Berlin (dpa) – Germany’s Volkswagen Group will not be able to build a planned plant for its upmarket Audi brand in the United States unless tariffs are cut, VW chief executive Oliver Blume has said in an interview with German business daily Handelsblatt.
“Given an unchanged tariff burden, large additional investment cannot be funded,” Blume told the newspaper in comments released on Sunday. “Reduction of costs in the short term and reliable business conditions in the long term are what we need,” he said.
Blume said talks in Washington with President Donald Trump and Commerce Secretary Howard Lutnick have not led to the required results.
“Anyone investing and providing jobs and value creation must also have advantages on the cost side,” he said. “We remain open to solutions that both sides will profit from.”

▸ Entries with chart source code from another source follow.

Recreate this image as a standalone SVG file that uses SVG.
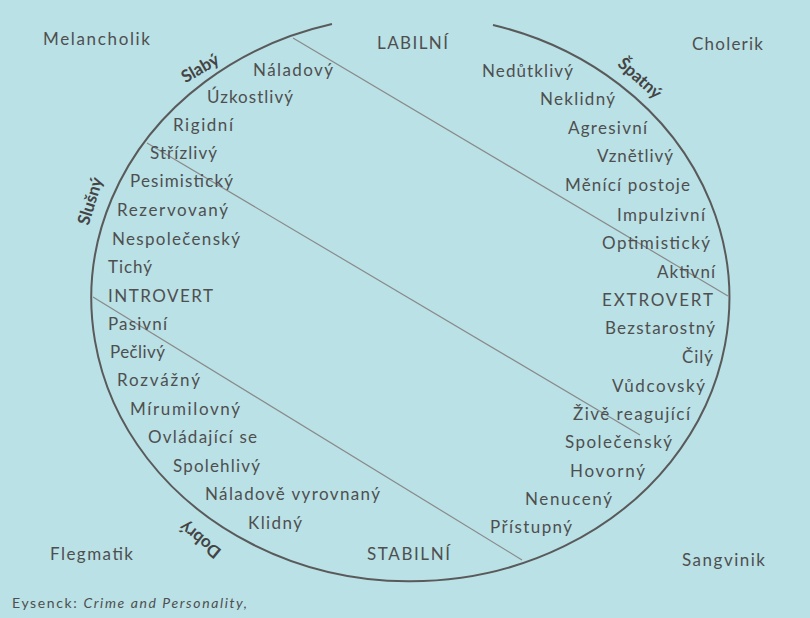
<svg xmlns="http://www.w3.org/2000/svg" width="810" height="618" viewBox="0 0 810 618">
<style>
  text { font-family: Lato, "Open Sans", "Liberation Sans", sans-serif; font-size: 17px; fill: #4f4f4f; }
  .b { font-weight: bold; font-size: 17px; fill: #444; }
  .src { font-size: 14px; }
  .ring { fill: none; stroke: #5a5a5a; stroke-width: 2; }
  .div { stroke: #8a8a8a; stroke-width: 1.2; fill: none; }
</style>
<rect width="810" height="618" fill="#b9e1e6"/>
<g id="ring"><path class="ring" d="M 493 25 A 319 283 0 1 1 332 24"/></g>
<g id="connectors">
  <line class="div" x1="293" y1="38" x2="728" y2="296"/>
  <line class="div" x1="147" y1="143" x2="640" y2="435"/>
  <line class="div" x1="93" y1="297" x2="522" y2="560"/>
</g>
<g id="corners">
  <g id="melancholik"><text x="43" y="45" textLength="107" lengthAdjust="spacing">Melancholik</text></g>
  <g id="cholerik"><text x="692" y="50" textLength="71" lengthAdjust="spacing">Cholerik</text></g>
  <g id="flegmatik"><text x="50" y="560" textLength="83" lengthAdjust="spacing">Flegmatik</text></g>
  <g id="sangvinik"><text x="682" y="566" textLength="83" lengthAdjust="spacing">Sangvinik</text></g>
</g>
<g id="poles">
  <g id="labilni"><text x="377" y="49" textLength="71" lengthAdjust="spacing">LABILNÍ</text></g>
  <g id="stabilni"><text x="367" y="560" textLength="83" lengthAdjust="spacing">STABILNÍ</text></g>
  <g id="introvert"><text x="108" y="302" textLength="105" lengthAdjust="spacing">INTROVERT</text></g>
  <g id="extrovert"><text x="602" y="306" textLength="111" lengthAdjust="spacing">EXTROVERT</text></g>
</g>
<g id="arc-labels">
  <g id="slaby"><text class="b" text-anchor="middle" transform="translate(200 68) rotate(-30)" dy="6">Slabý</text></g>
  <g id="slusny"><text class="b" text-anchor="middle" transform="translate(90 201) rotate(-73)" dy="6">Slušný</text></g>
  <g id="spatny"><text class="b" text-anchor="middle" transform="translate(640 78) rotate(42)" dy="6">Špatný</text></g>
  <g id="dobry"><text class="b" text-anchor="middle" transform="translate(200 540) rotate(219)" dy="6">Dobrý</text></g>
</g>
<g id="left-traits">
  <g id="t-naladovy"><text x="253" y="76" textLength="80" lengthAdjust="spacing">Náladový</text></g>
  <g id="t-uzkostlivy"><text x="207" y="103" textLength="86" lengthAdjust="spacing">Úzkostlivý</text></g>
  <g id="t-rigidni"><text x="173" y="131" textLength="60" lengthAdjust="spacing">Rigidní</text></g>
  <g id="t-strizlivy"><text x="150" y="159" textLength="67" lengthAdjust="spacing">Střízlivý</text></g>
  <g id="t-pesimisticky"><text x="130" y="187" textLength="103" lengthAdjust="spacing">Pesimistický</text></g>
  <g id="t-rezervovany"><text x="117" y="216" textLength="111" lengthAdjust="spacing">Rezervovaný</text></g>
  <g id="t-nespolecensky"><text x="112" y="245" textLength="128" lengthAdjust="spacing">Nespolečenský</text></g>
  <g id="t-tichy"><text x="108" y="273" textLength="44" lengthAdjust="spacing">Tichý</text></g>
  <g id="t-pasivni"><text x="108" y="330" textLength="59" lengthAdjust="spacing">Pasivní</text></g>
  <g id="t-peclivy"><text x="110" y="358" textLength="55" lengthAdjust="spacing">Pečlivý</text></g>
  <g id="t-rozvazny"><text x="117" y="386" textLength="83" lengthAdjust="spacing">Rozvážný</text></g>
  <g id="t-mirumilovny"><text x="130" y="415" textLength="110" lengthAdjust="spacing">Mírumilovný</text></g>
  <g id="t-ovladajici"><text x="148" y="443" textLength="109" lengthAdjust="spacing">Ovládající se</text></g>
  <g id="t-spolehlivy"><text x="173" y="472" textLength="87" lengthAdjust="spacing">Spolehlivý</text></g>
  <g id="t-naladove"><text x="205" y="500" textLength="175" lengthAdjust="spacing">Náladově vyrovnaný</text></g>
  <g id="t-klidny"><text x="248" y="529" textLength="54" lengthAdjust="spacing">Klidný</text></g>
</g>
<g id="right-traits">
  <g id="t-nedutklivy"><text x="482" y="77" textLength="91" lengthAdjust="spacing">Nedůtklivý</text></g>
  <g id="t-neklidny"><text x="540" y="105" textLength="75" lengthAdjust="spacing">Neklidný</text></g>
  <g id="t-agresivni"><text x="568" y="134" textLength="79" lengthAdjust="spacing">Agresivní</text></g>
  <g id="t-vznetlivy"><text x="597" y="162" textLength="76" lengthAdjust="spacing">Vznětlivý</text></g>
  <g id="t-menici"><text x="565" y="191" textLength="125" lengthAdjust="spacing">Měnící postoje</text></g>
  <g id="t-impulzivni"><text x="617" y="221" textLength="88" lengthAdjust="spacing">Impulzivní</text></g>
  <g id="t-optimisticky"><text x="602" y="249" textLength="108" lengthAdjust="spacing">Optimistický</text></g>
  <g id="t-aktivni"><text x="657" y="278" textLength="58" lengthAdjust="spacing">Aktivní</text></g>
  <g id="t-bezstarostny"><text x="605" y="334" textLength="110" lengthAdjust="spacing">Bezstarostný</text></g>
  <g id="t-cily"><text x="682" y="363" textLength="31" lengthAdjust="spacing">Čilý</text></g>
  <g id="t-vudcovsky"><text x="612" y="392" textLength="93" lengthAdjust="spacing">Vůdcovský</text></g>
  <g id="t-zive"><text x="573" y="420" textLength="117" lengthAdjust="spacing">Živě reagující</text></g>
  <g id="t-spolecensky"><text x="565" y="448" textLength="107" lengthAdjust="spacing">Společenský</text></g>
  <g id="t-hovorny"><text x="570" y="477" textLength="75" lengthAdjust="spacing">Hovorný</text></g>
  <g id="t-nenuceny"><text x="525" y="505" textLength="87" lengthAdjust="spacing">Nenucený</text></g>
  <g id="t-pristupny"><text x="490" y="533" textLength="82" lengthAdjust="spacing">Přístupný</text></g>
</g>
<g id="source"><text class="src" x="12" y="608" textLength="235" lengthAdjust="spacing">Eysenck: <tspan font-style="italic">Crime and Personality,</tspan></text></g>
</svg>
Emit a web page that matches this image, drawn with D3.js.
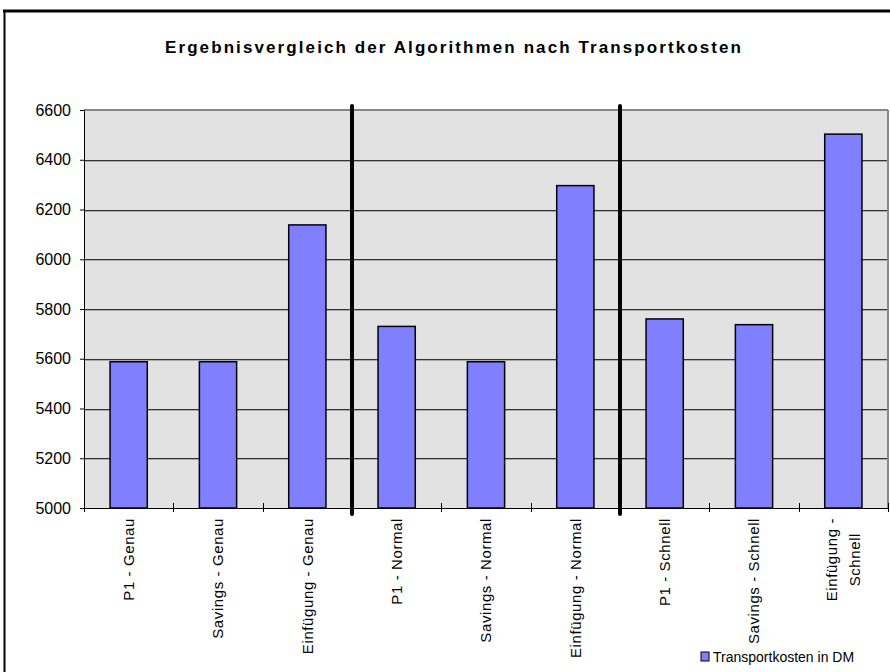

VW subsidiary Audi has been considering establishing a new plant in the United States since 2023, based at the time on new US subsidies that would have made a new factory profitable.
But the Trump administration has put pressure on European carmakers through its tariff policy, which, according to Blume, cost the company €2.1 billion ($2.5 billion) in the first nine months of 2025.
Blume nevertheless outlined a “forward strategy” for VW’s US operations and clear opportunities for growth. But he added that an earlier goal of a 10% market share was obsolete. VW had to proceed step by step, he said.